Talking to children about death…

The death of such a well-known and respected figure such as HM the Queen means that talk of death is suddenly everywhere, and for many children this is a new experience. It can be difficult when children start asking about death. It might be triggering for us, we might wish children didn’t have to face such emotional distress, or we might simply feel unsure of how to answer their questions.

Here are some ideas on how to have conversations with your child at this time:

Children aged under 3 years may not be that aware of the meaning of death but they do still pick up on emotions. It is important to be mindful of what we say around young children. They may show us their confusion or uncertainty through their behaviour rather than by asking questions as an older child would. They may have more tantrums, cry more, seem angry or withdraw a little. What to do –

– Try and keep routines and rhythms consistent for young children so they feel the reassurance of life continuing

– Understand there is a valid reason for their increased emotions, clinginess or tantrums, and increase our responsiveness, love, nurture and reassurance

Around 3 years of age children become more consciously aware of what is going on and they may start asking questions such as “where have they gone?” and “what is death?” They may also start role playing about death to help them process their understanding and their feelings around it. This can be hard to witness but it is a normal and healthy way for children to process their experiences. What to do –

– Be honest about what you personally believe because this will be authentic for children. For example if you have a faith and believe in an afterlife, talk to children about this. If you don’t, you can say something like, “When someone dies it means their body doesn’t work any more, they are no longer able to breathe, walk or talk. It means they can’t come back.” This might sound scary but honesty is actually far more reassuring than false hope or confusion

– Reassure them they can ask you questions as many times as they want to – and keep answering them for as long as they need you to.

– Use real words like “died” and “death” rather than “gone to a better place” or “passed away” – it prevents unnecessary confusion and distress.

– Use books such as “Badger’s Parting Gifts” and “The Day the Sea Went Out and Never Come Back” to support their understanding.

– Keep focusing on feeling regulation and supporting their big emotions when they appear.

Between 5 and 7 years of age children start to have more understanding of what death really means. They will need similar explanations as younger children aged 3-5 years and will probably need to continue asking questions to clarity their understanding and for reassurance. They will want to know what you believe, and will also be curious about different beliefs around death. They may show their confusion or distress through behaviour regressions. What to do –

– Answer their questions as often as needed and as honestly as possible, keeping information age appropriate

– Validate their feelings and support them in how they are feeling

– If you don’t have a particular faith or believe, you might want to explain, “No one really knows what happens when we die, but we do know it means the person is no longer in pain.” (For example after an illness).

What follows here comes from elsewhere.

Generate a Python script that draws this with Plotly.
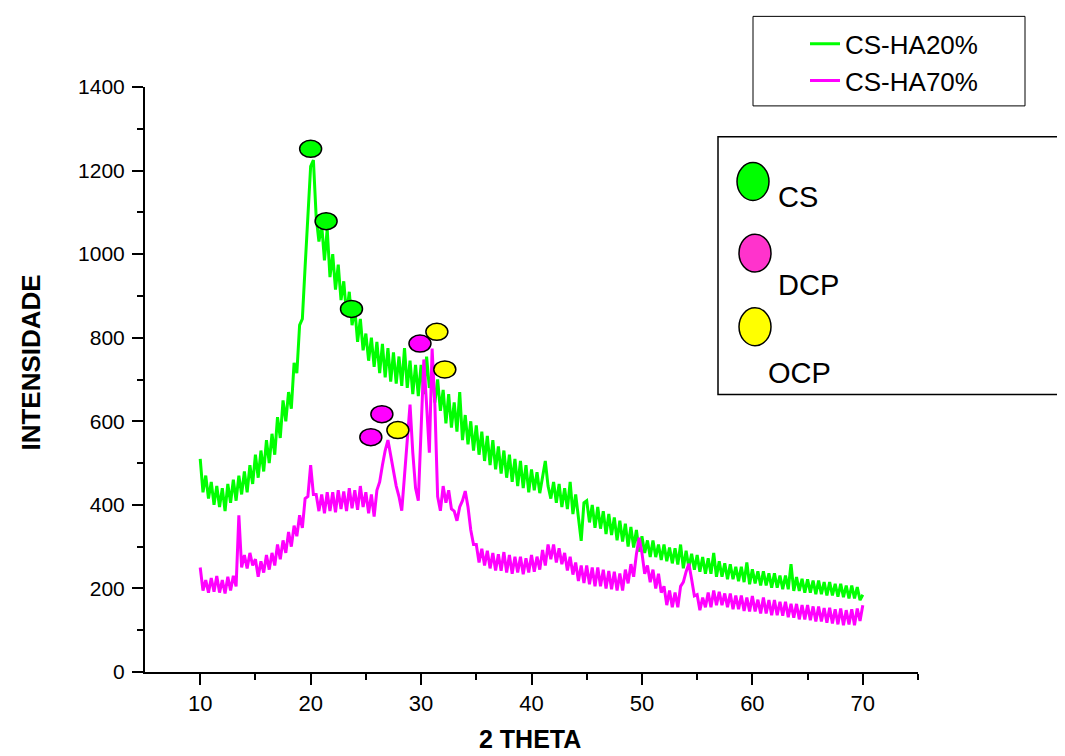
import plotly.graph_objects as go

# ---------------- data ----------------
theta_start = 10.0
theta_step = 0.25

cs_ha20 = [
    510, 430, 470, 415,    # 10
    455, 400, 445, 395,    # 11
    440, 385, 450, 405,    # 12
    460, 410, 470, 425,    # 13
    480, 430, 495, 450,    # 14
    520, 465, 530, 480,    # 15
    555, 500, 570, 520,    # 16
    610, 560, 650, 600,    # 17
    670, 630, 740, 715,    # 18
    830, 845, 970, 1090,   # 19
    1210, 1225, 1090, 1030,  # 20
    1070, 985, 1060, 945,  # 21
    1000, 915, 975, 890,   # 22
    935, 855, 910, 830,    # 23
    870, 790, 845, 770,    # 24
    810, 745, 800, 730,    # 25
    790, 715, 785, 705,    # 26
    775, 695, 765, 690,    # 27
    755, 685, 775, 680,    # 28
    745, 665, 735, 660,    # 29
    735, 665, 755, 680,    # 30
    715, 645, 700, 625,    # 31
    675, 595, 665, 585,    # 32
    645, 575, 670, 555,    # 33
    615, 545, 600, 530,    # 34
    590, 520, 575, 505,    # 35
    565, 495, 555, 485,    # 36
    540, 475, 530, 465,    # 37
    520, 455, 510, 445,    # 38
    505, 440, 495, 430,    # 39
    485, 435, 478, 428,    # 40
    470, 505, 445, 415,    # 41
    455, 405, 450, 395,    # 42
    440, 390, 455, 378,    # 43
    425, 372, 314, 405,    # 44
    410, 358, 400, 345,    # 45
    395, 343, 385, 330,    # 46
    378, 328, 370, 315,    # 47
    362, 312, 355, 300,    # 48
    347, 298, 340, 288,    # 49
    325, 285, 315, 275,    # 50
    315, 275, 305, 268,    # 51
    305, 265, 298, 260,    # 52
    296, 257, 305, 248,    # 53
    290, 250, 283, 245,    # 54
    280, 240, 275, 235,    # 55
    272, 235, 285, 228,    # 56
    265, 228, 260, 222,    # 57
    258, 222, 252, 217,    # 58
    252, 215, 262, 210,    # 59
    246, 212, 241, 207,    # 60
    241, 207, 236, 202,    # 61
    236, 202, 231, 198,    # 62
    231, 198, 258, 194,    # 63
    227, 194, 223, 190,    # 64
    222, 190, 219, 186,    # 65
    219, 186, 215, 183,    # 66
    215, 183, 211, 180,    # 67
    211, 179, 207, 176,    # 68
    207, 176, 203, 172,    # 69
    185,                   # 70
]

cs_ha70 = [
    250, 195, 220, 190,    # 10
    225, 192, 230, 190,    # 11
    220, 188, 228, 195,    # 12
    230, 205, 375, 250,    # 13
    280, 248, 285, 255,    # 14
    270, 228, 265, 238,    # 15
    280, 245, 285, 255,    # 16
    305, 270, 315, 285,    # 17
    335, 300, 350, 325,    # 18
    375, 345, 415, 420,    # 19
    495, 425, 425, 385,    # 20
    425, 380, 430, 385,    # 21
    430, 382, 435, 390,    # 22
    432, 385, 440, 392,    # 23
    435, 388, 445, 395,    # 24
    430, 380, 425, 372,    # 25
    435, 455, 495, 530,    # 26
    555, 515, 478, 445,    # 27
    420, 386, 470, 560,    # 28
    640, 525, 440, 410,    # 29
    560, 748, 640, 525,    # 30
    774, 640, 420, 386,    # 31
    445, 405, 435, 390,    # 32
    385, 362, 395, 410,    # 33
    433, 395, 340, 305,    # 34
    305, 262, 295, 255,    # 35
    290, 248, 285, 243,    # 36
    282, 242, 287, 238,    # 37
    280, 235, 276, 238,    # 38
    276, 234, 272, 238,    # 39
    280, 240, 276, 245,    # 40
    292, 255, 305, 270,    # 41
    305, 262, 296, 258,    # 42
    285, 243, 276, 233,    # 43
    262, 218, 255, 213,    # 44
    255, 210, 250, 205,    # 45
    250, 205, 245, 200,    # 46
    242, 198, 240, 195,    # 47
    236, 195, 245, 212,    # 48
    258, 228, 282, 321,    # 49
    285, 235, 255, 215,    # 50
    245, 200, 235, 190,    # 51
    205, 160, 195, 155,    # 52
    190, 155, 205, 215,    # 53
    240, 259, 222, 182,    # 54
    185, 148, 178, 155,    # 55
    190, 155, 195, 160,    # 56
    192, 160, 188, 155,    # 57
    188, 150, 183, 150,    # 58
    183, 146, 178, 145,    # 59
    182, 145, 173, 140,    # 60
    178, 140, 172, 136,    # 61
    172, 136, 168, 135,    # 62
    168, 131, 163, 130,    # 63
    163, 126, 160, 126,    # 64
    160, 124, 157, 121,    # 65
    157, 121, 153, 118,    # 66
    154, 116, 150, 114,    # 67
    152, 112, 148, 114,    # 68
    150, 112, 152, 122,    # 69
    160,                   # 70
]

two_theta = [theta_start + theta_step * i for i in range(len(cs_ha20))]

series_names = ["CS-HA20%", "CS-HA70%"]
series_colors = ["#00FF00", "#FF00FF"]

# peak markers (2theta, intensity) per phase
cs_peaks_x = [20.0, 21.4, 23.7]
cs_peaks_y = [1252, 1079, 869]
dcp_peaks_x = [26.45, 25.45, 29.9]
dcp_peaks_y = [617, 562, 786]
ocp_peaks_x = [27.9, 31.43, 32.15]
ocp_peaks_y = [579, 814, 724]

phase_names = ["CS", "DCP", "OCP"]
phase_colors_plot = ["#00FF00", "#FF00FF", "#FFFF00"]
phase_colors_key = ["#00FF00", "#FF33CC", "#FFFF00"]

x_ticks = [10, 20, 30, 40, 50, 60, 70]
y_ticks = [0, 200, 400, 600, 800, 1000, 1200, 1400]

# ---------------- layout helpers (screen pixel -> paper) ----------------
OFF = 8                      # page body margin
L, R, T, B = 145, 918, 84, 672   # plot area in screen pixels
W, H = 1065 - OFF, 756 - OFF


def px(xp):
    return (xp - L) / (R - L)


def py(yp):
    return (B - yp) / (B - T)


fig = go.Figure()
for name, col, ys in zip(series_names, series_colors, [cs_ha20, cs_ha70]):
    fig.add_trace(go.Scatter(x=two_theta, y=ys, mode="lines", name=name,
                             line=dict(color=col, width=3)))

shapes = []
for xs, ys, col in zip([cs_peaks_x, dcp_peaks_x, ocp_peaks_x],
                       [cs_peaks_y, dcp_peaks_y, ocp_peaks_y],
                       phase_colors_plot):
    for xv, yv in zip(xs, ys):
        shapes.append(dict(type="circle", xref="x", yref="y",
                           xsizemode="pixel", ysizemode="pixel",
                           xanchor=xv, yanchor=yv,
                           x0=-11, x1=11, y0=-8.5, y1=8.5,
                           fillcolor=col, line=dict(color="black", width=1.5),
                           layer="above"))

# legend box for series legend
shapes.append(dict(type="rect", xref="paper", yref="paper",
                   x0=px(753), x1=px(1025), y0=py(103), y1=py(13),
                   line=dict(color="black", width=1), fillcolor="rgba(0,0,0,0)"))
# phase key box
shapes.append(dict(type="rect", xref="paper", yref="paper",
                   x0=px(718), x1=px(1075), y0=py(393), y1=py(134),
                   line=dict(color="black", width=1.5), fillcolor="white",
                   layer="above"))

key_ell_centers = [(753, 179), (755, 251), (755, 325)]
key_text_pos = [(776, 195), (776, 283), (766, 371)]
annotations = []
for (cx, cy), col in zip(key_ell_centers, phase_colors_key):
    shapes.append(dict(type="circle", xref="paper", yref="paper",
                       x0=px(cx - 16), x1=px(cx + 16), y0=py(cy + 19), y1=py(cy - 19),
                       fillcolor=col, line=dict(color="black", width=1.5),
                       layer="above"))
for (tx, ty), name in zip(key_text_pos, phase_names):
    annotations.append(dict(xref="paper", yref="paper", x=px(tx), y=py(ty),
                            xanchor="left", yanchor="middle", text=name,
                            showarrow=False,
                            font=dict(family="Arial", size=29, color="black")))

annotations.append(dict(xref="paper", yref="paper", x=px(530), y=py(739),
                        text="<b>2 THETA</b>", showarrow=False,
                        xanchor="center", yanchor="middle",
                        font=dict(family="Arial", size=25, color="black")))
annotations.append(dict(xref="paper", yref="paper", x=px(31), y=py(361),
                        text="<b>INTENSIDADE</b>", showarrow=False, textangle=-90,
                        xanchor="center", yanchor="middle",
                        font=dict(family="Arial", size=26, color="black")))

fig.update_layout(
    width=W, height=H,
    margin=dict(l=L - OFF, r=W - (R - OFF), t=T - OFF, b=H - (B - OFF), pad=0),
    paper_bgcolor="white", plot_bgcolor="white",
    shapes=shapes, annotations=annotations,
    showlegend=True,
    legend=dict(x=px(805), y=py(17), xanchor="left", yanchor="top",
                bgcolor="rgba(0,0,0,0)", borderwidth=0,
                font=dict(family="Arial", size=26, color="black"),
                tracegroupgap=0),
    xaxis=dict(range=[5, 75], tickvals=x_ticks, ticktext=[str(v) for v in x_ticks],
               showgrid=False, zeroline=False, showline=True, linecolor="black",
               linewidth=2, ticks="outside", ticklen=11, tickwidth=2, tickcolor="black",
               tickfont=dict(family="Arial", size=22, color="black"),
               minor=dict(tickvals=[15, 25, 35, 45, 55, 65, 75], ticks="outside",
                          ticklen=6, tickwidth=2, tickcolor="black")),
    yaxis=dict(range=[0, 1400], tickvals=y_ticks, ticktext=[str(v) for v in y_ticks],
               showgrid=False, zeroline=False, showline=True, linecolor="black",
               linewidth=2, ticks="outside", ticklen=11, tickwidth=2, tickcolor="black",
               tickfont=dict(family="Arial", size=21, color="black"),
               ticklabelstandoff=3,
               minor=dict(tickvals=[100, 300, 500, 700, 900, 1100, 1300], ticks="outside",
                          ticklen=6, tickwidth=2, tickcolor="black")),
)

fig.write_html("out.html")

– If they want to know what it is like to die, you could explain that some people who have had near death experiences have said it was actually quite a peaceful feeling.

Death is difficult to talk about because it brings home our own fears of losing loved ones and means we face our own mortality. The thing is, children are just looking for answers. They want to know what we believe, what we know, what we don’t know…so the best thing we can do is answer them honestly and authentically, and support their emotions with reassurance, love and understanding.